Work required - Go through the records from the first line and retype each one exactly, stopping once the line with "cx, cy, R = 372, 282, 248" is done. Pictures are left out.

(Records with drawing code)
━━━━━━━━━━

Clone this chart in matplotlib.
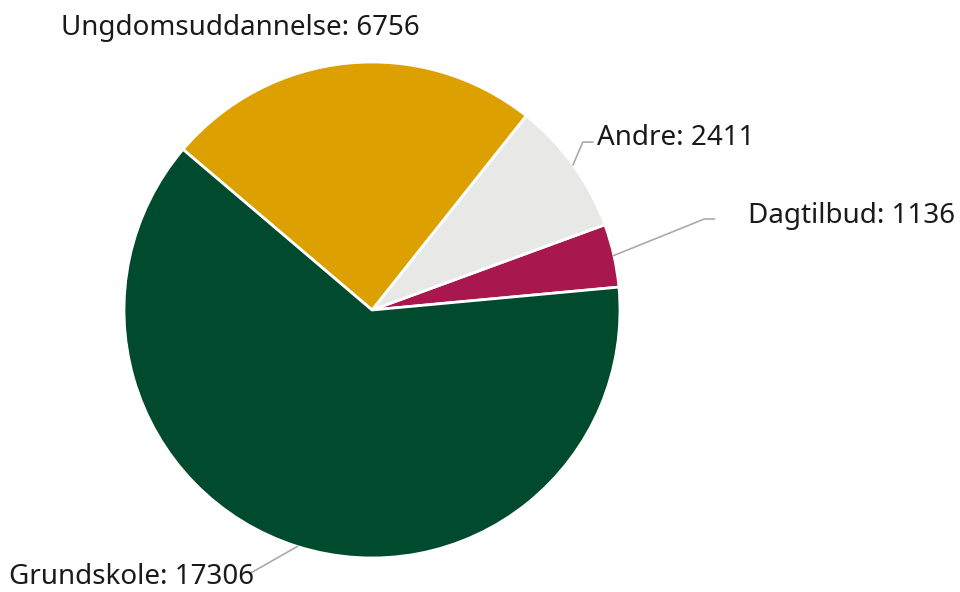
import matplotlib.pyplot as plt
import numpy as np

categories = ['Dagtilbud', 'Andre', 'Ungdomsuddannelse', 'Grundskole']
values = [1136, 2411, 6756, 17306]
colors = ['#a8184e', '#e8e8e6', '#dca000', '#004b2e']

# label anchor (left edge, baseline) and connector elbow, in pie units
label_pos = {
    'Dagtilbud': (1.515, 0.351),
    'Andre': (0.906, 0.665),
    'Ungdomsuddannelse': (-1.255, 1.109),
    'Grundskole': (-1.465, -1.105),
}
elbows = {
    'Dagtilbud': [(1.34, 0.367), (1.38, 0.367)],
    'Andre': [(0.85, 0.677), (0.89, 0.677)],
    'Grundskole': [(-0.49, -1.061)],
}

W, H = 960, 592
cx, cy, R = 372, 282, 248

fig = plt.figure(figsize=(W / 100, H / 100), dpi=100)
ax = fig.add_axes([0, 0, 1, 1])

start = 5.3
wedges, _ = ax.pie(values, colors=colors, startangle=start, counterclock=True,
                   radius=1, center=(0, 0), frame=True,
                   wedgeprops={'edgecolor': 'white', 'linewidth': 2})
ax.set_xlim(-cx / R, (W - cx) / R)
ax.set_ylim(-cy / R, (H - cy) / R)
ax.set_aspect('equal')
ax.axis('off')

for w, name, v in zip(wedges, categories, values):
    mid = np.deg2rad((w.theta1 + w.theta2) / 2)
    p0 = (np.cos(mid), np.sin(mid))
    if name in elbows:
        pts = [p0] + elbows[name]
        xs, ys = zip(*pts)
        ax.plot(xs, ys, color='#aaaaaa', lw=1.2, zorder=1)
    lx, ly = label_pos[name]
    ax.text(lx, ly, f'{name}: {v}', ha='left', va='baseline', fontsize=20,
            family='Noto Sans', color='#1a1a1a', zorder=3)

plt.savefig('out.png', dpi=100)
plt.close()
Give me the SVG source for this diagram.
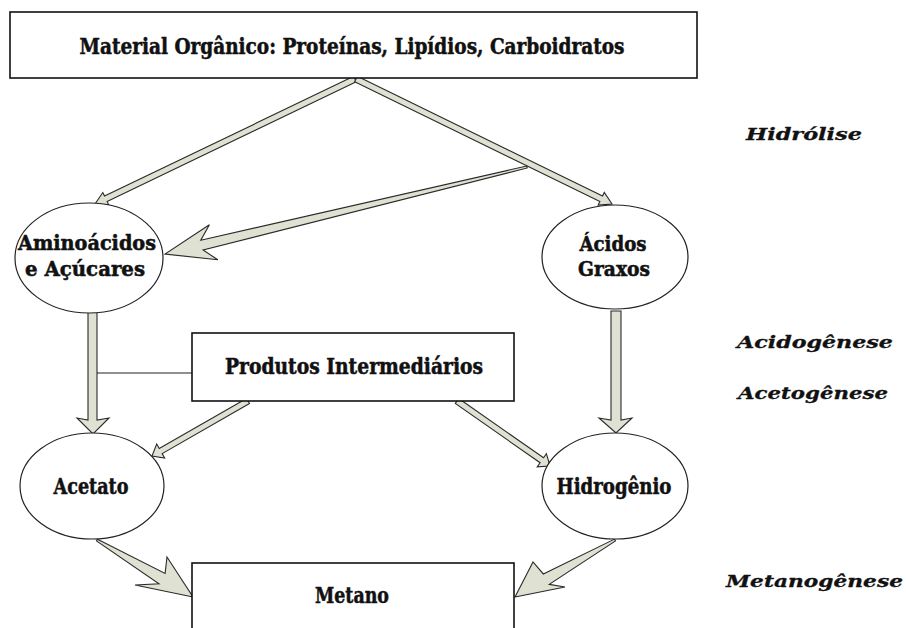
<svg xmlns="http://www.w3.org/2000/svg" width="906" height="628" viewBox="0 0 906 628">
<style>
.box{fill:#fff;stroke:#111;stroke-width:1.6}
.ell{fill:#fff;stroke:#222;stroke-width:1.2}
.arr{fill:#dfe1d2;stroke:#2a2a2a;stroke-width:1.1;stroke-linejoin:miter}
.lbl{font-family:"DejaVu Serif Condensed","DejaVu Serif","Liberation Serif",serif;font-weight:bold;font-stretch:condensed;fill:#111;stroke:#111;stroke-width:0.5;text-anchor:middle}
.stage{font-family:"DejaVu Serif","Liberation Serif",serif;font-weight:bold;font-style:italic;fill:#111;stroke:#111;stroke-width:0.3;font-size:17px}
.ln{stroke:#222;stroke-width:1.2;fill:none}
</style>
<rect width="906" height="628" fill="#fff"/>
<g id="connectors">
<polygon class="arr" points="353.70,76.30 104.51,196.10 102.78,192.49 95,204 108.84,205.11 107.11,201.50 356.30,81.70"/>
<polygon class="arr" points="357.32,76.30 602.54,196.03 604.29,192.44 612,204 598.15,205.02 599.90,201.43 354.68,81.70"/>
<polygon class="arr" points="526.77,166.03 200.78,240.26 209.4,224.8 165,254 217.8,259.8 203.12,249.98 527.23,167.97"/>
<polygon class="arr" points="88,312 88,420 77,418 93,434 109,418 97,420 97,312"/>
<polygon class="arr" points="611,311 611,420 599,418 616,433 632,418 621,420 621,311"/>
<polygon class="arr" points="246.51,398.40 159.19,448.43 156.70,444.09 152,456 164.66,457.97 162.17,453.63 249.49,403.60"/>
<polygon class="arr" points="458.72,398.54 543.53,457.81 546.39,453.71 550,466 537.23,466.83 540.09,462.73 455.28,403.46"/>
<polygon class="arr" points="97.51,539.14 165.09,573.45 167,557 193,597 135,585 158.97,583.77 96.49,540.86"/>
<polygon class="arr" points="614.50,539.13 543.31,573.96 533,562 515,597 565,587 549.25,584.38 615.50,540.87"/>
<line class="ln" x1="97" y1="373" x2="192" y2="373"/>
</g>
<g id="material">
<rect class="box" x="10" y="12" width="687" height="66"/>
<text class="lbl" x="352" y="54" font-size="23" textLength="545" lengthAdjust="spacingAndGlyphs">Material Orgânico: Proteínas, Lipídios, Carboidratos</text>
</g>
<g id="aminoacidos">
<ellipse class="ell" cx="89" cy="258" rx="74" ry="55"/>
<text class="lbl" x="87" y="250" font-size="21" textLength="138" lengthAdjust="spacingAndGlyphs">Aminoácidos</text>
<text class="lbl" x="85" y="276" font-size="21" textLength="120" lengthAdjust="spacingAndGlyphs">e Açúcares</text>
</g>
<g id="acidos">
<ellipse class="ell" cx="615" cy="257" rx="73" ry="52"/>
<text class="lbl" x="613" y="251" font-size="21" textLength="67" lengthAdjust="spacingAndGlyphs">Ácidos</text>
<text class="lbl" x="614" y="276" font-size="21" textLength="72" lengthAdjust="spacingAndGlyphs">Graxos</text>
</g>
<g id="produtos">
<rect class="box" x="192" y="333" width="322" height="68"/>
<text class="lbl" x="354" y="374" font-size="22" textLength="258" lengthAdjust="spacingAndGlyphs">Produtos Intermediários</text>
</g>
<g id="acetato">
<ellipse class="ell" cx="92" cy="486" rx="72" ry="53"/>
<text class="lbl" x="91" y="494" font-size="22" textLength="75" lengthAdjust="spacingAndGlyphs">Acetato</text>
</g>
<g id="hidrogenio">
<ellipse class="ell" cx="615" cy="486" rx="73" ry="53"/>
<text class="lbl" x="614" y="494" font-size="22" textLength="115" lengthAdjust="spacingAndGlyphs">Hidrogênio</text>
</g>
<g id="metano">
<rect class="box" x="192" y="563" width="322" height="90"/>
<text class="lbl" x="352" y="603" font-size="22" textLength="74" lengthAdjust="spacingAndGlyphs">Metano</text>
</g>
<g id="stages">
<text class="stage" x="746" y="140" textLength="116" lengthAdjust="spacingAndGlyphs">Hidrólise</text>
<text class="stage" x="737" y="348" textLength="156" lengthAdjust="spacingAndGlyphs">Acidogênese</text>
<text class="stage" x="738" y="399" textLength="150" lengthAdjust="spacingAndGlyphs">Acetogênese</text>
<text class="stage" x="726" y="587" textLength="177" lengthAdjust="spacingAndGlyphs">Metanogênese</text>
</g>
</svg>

━━━━━━━━━━

Answer to this exercise -
Clone this chart in matplotlib.
import matplotlib.pyplot as plt
import numpy as np

categories = ['Dagtilbud', 'Andre', 'Ungdomsuddannelse', 'Grundskole']
values = [1136, 2411, 6756, 17306]
colors = ['#a8184e', '#e8e8e6', '#dca000', '#004b2e']

# label anchor (left edge, baseline) and connector elbow, in pie units
label_pos = {
    'Dagtilbud': (1.515, 0.351),
    'Andre': (0.906, 0.665),
    'Ungdomsuddannelse': (-1.255, 1.109),
    'Grundskole': (-1.465, -1.105),
}
elbows = {
    'Dagtilbud': [(1.34, 0.367), (1.38, 0.367)],
    'Andre': [(0.85, 0.677), (0.89, 0.677)],
    'Grundskole': [(-0.49, -1.061)],
}

W, H = 960, 592
cx, cy, R = 372, 282, 248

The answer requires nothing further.